» Data excerpt
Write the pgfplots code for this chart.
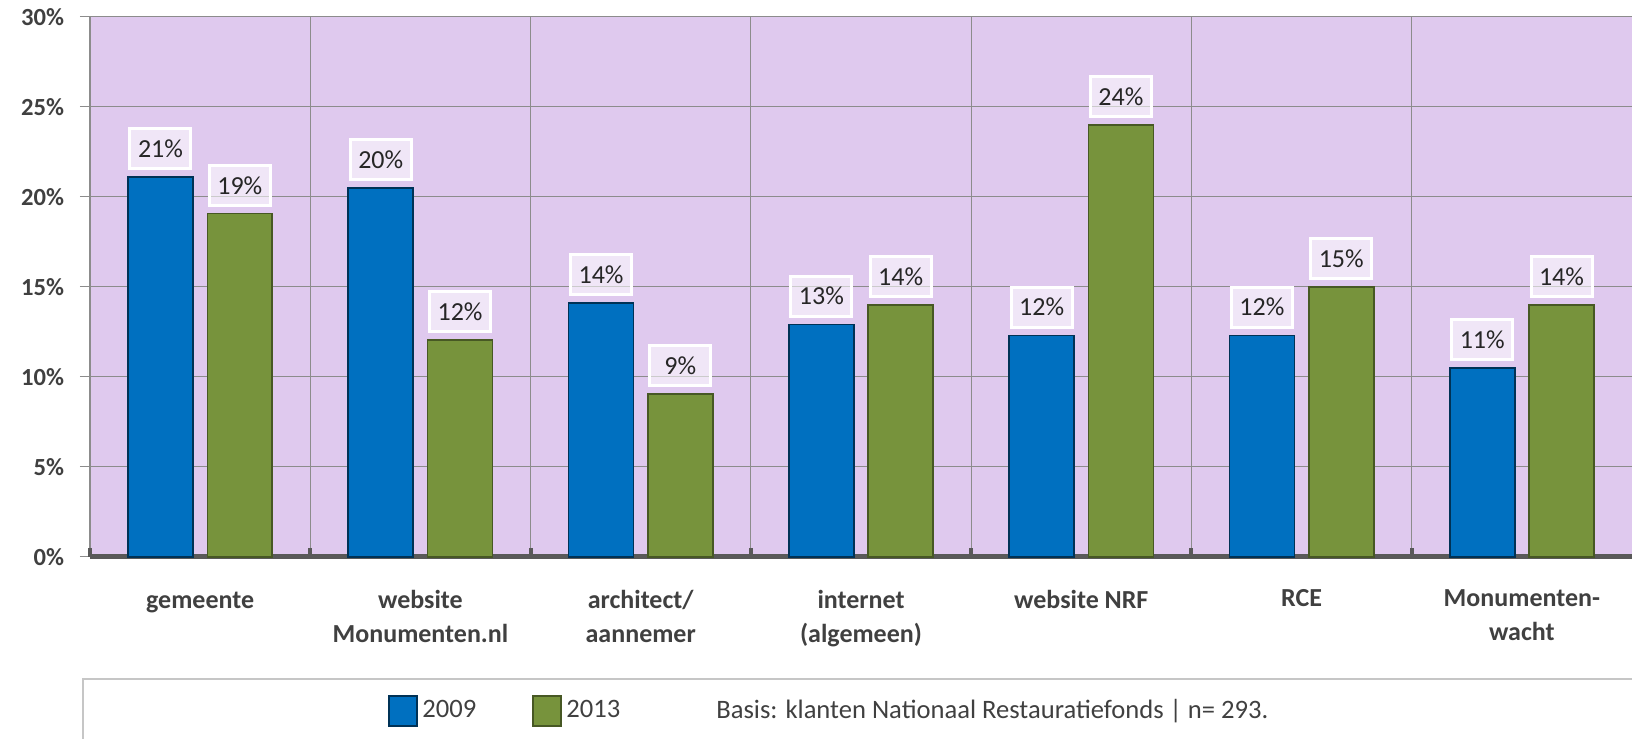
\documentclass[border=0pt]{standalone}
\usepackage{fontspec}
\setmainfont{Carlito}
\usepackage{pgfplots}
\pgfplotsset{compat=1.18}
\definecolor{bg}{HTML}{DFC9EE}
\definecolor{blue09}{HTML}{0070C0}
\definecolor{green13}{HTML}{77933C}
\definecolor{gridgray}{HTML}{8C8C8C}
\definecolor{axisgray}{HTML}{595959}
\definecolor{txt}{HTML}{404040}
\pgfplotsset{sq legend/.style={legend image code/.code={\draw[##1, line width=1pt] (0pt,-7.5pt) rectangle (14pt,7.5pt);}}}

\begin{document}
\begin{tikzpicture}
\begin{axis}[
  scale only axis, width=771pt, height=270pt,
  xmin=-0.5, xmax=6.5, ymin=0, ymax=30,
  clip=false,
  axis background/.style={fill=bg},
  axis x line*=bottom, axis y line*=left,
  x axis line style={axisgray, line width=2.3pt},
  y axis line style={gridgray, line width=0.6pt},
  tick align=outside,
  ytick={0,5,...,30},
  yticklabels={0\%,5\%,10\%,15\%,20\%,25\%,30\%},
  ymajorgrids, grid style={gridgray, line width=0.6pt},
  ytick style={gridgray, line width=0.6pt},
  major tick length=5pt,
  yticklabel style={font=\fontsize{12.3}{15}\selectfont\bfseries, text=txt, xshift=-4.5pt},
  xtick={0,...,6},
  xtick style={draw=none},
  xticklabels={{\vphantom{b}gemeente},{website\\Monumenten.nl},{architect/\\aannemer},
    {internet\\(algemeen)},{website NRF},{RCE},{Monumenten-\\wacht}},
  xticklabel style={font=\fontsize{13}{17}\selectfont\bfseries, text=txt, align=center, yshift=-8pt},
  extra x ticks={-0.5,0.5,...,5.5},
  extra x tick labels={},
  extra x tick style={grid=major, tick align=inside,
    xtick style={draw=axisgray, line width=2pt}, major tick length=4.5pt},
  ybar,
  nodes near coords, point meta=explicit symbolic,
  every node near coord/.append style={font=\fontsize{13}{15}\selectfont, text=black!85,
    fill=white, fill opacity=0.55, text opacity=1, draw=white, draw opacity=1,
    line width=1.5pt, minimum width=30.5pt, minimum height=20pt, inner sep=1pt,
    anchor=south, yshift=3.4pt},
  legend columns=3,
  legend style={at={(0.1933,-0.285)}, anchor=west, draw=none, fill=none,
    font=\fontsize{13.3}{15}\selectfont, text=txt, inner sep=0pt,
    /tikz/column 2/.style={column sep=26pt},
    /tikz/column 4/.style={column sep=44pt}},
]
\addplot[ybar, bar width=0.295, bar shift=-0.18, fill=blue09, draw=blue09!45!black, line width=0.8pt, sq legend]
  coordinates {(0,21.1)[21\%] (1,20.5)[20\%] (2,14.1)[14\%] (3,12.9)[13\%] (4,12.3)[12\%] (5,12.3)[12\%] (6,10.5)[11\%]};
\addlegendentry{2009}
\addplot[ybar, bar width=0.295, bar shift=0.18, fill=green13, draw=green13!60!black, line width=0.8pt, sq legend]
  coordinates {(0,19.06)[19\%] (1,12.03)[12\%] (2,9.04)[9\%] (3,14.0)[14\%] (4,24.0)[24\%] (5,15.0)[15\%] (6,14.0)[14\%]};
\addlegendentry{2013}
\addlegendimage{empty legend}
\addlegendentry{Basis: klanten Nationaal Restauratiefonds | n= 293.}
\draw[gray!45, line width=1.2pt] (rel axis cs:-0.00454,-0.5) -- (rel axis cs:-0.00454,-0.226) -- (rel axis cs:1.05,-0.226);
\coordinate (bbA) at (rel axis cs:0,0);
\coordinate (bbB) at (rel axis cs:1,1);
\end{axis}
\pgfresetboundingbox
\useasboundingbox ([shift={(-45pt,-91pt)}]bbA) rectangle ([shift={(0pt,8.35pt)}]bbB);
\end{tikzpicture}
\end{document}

» Work to do
Print the data above verbatim from the first line through the line holding "line width=1pt] (0pt,-7.5pt)", leaving every picture out.

» Correct response
Write the pgfplots code for this chart.
\documentclass[border=0pt]{standalone}
\usepackage{fontspec}
\setmainfont{Carlito}
\usepackage{pgfplots}
\pgfplotsset{compat=1.18}
\definecolor{bg}{HTML}{DFC9EE}
\definecolor{blue09}{HTML}{0070C0}
\definecolor{green13}{HTML}{77933C}
\definecolor{gridgray}{HTML}{8C8C8C}
\definecolor{axisgray}{HTML}{595959}
\definecolor{txt}{HTML}{404040}
\pgfplotsset{sq legend/.style={legend image code/.code={\draw[##1, line width=1pt] (0pt,-7.5pt) rectangle (14pt,7.5pt);}}}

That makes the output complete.